Last week, Shanghai Chaori Solar said it was unlikely to be able to make a roughly $14.7 million debt payment by Friday's deadline, putting it on track to be the first corporate borrower to default in China.
“We doubt that the financial system in China will experience a liquidity crunch immediately because of this default but we think the chain reaction will probably start,” write Bank of America strategists David Cui, Tracy Tian and Katherine Tai, suggesting this event could prove to be a "Bear Stearns moment" for China.
In the summer of 2007, two internal Bear Stearns hedge funds collapsed due to bad bets on subprime mortgage-backed securities. Their failure was a harbinger of both the end of the credit boom and the ultimate collapse of Bear Stearns itself, which was consumed by J.P. Morgan (JPM) in March 2008 in a deal facilitated by the Federal Reserve. At the time, many thought the "rescue" of Bear Stearns signaled the end of the crisis and financial markets rallied; but Bears' demise was merely a prelude to the collapse of Lehman Brothers in September 2008, and the financial chaos which resulted.

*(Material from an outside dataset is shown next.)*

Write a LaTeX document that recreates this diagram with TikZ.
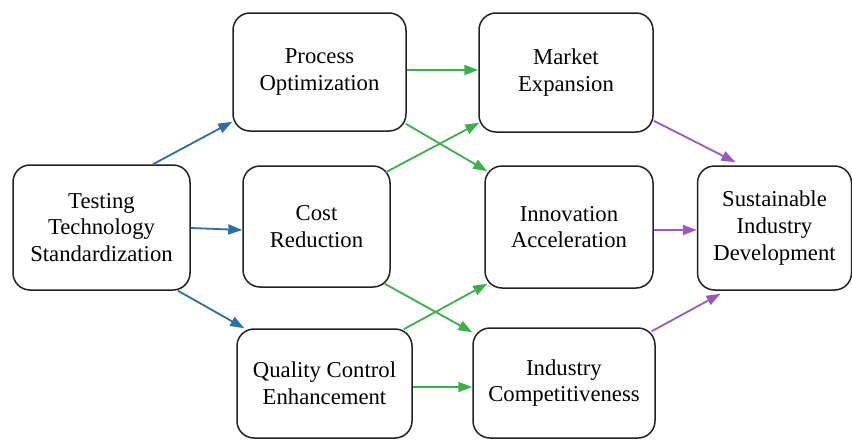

To be sure, Bank of America's (BAC) strategists aren't the first -- nor likely the last -- to warn that China's debt boom is going to end badly. Last summer, Fitch analyst Charlene Chu generated headlines by warning about China's overall debt market, specifically its wealth products. From 2008 to 2013, China's debt-to-GDP levels jumped 75 basis points to 200% vs. a 40 basis point rise in the U.S. in the five years ending 2007, Chu noted, prompting her to warn: "This is beyond anything we have ever seen before in a large economy. We don't know how this will play out. The next six months will be crucial."
Again, that was roughly 10 months ago, suggesting today's warnings about Shanghai Chaori Solar missing a $14.7 million debt payment should be taken with a grain of salt, especially given the context that China's corporate bond market is $1.4 trillion and the nation's foreign currency reserves topped $3.8 trillion in December.
"I think people underestimate the scale of things that happen in China," says Dan Colarusso, executive editor of Reuters Digital. "The real 'Bear Stearns moment', if there is going to be one -- and it's a frightening specter -- is if [a default] happens in a consumer-lending area like real estate or a bank where hot money flows through quickly."
Unlike consumer-based firms, where a lot of so-called shadow banking occurs, Shanghai Chaori Solar operates in a regulated industry that is not dissimilar to the U.S. utility industry, he notes. "Maybe the government feels there's a glut and it may be time to take in some capacity" and so is willing to let market forces work vs. stepping in to rescue the firm (and its debt holders).
Colarusso's forecast is that Chinese authorities will let the Shanghai Chaori Solar default play out "and see how the world reacts." With other solar players like LDK Solar fighting with creditors and myriad companies in the coal, wind and steel industries struggling as well, Shanghai Chaori Solar could prove to be a good test case for Chinese authorities to weigh the impact of letting the 'free market' work. On the other hand, Chinese officials declared this week they will allow a freer flow of credit in order to meet the nation's 7.5% GDP growth target.
"More than a 'Bear Stearns moment', it's a real moment of reckoning for the Chinese government," which seems to want to have its cake and it eat it too, Colarusso says.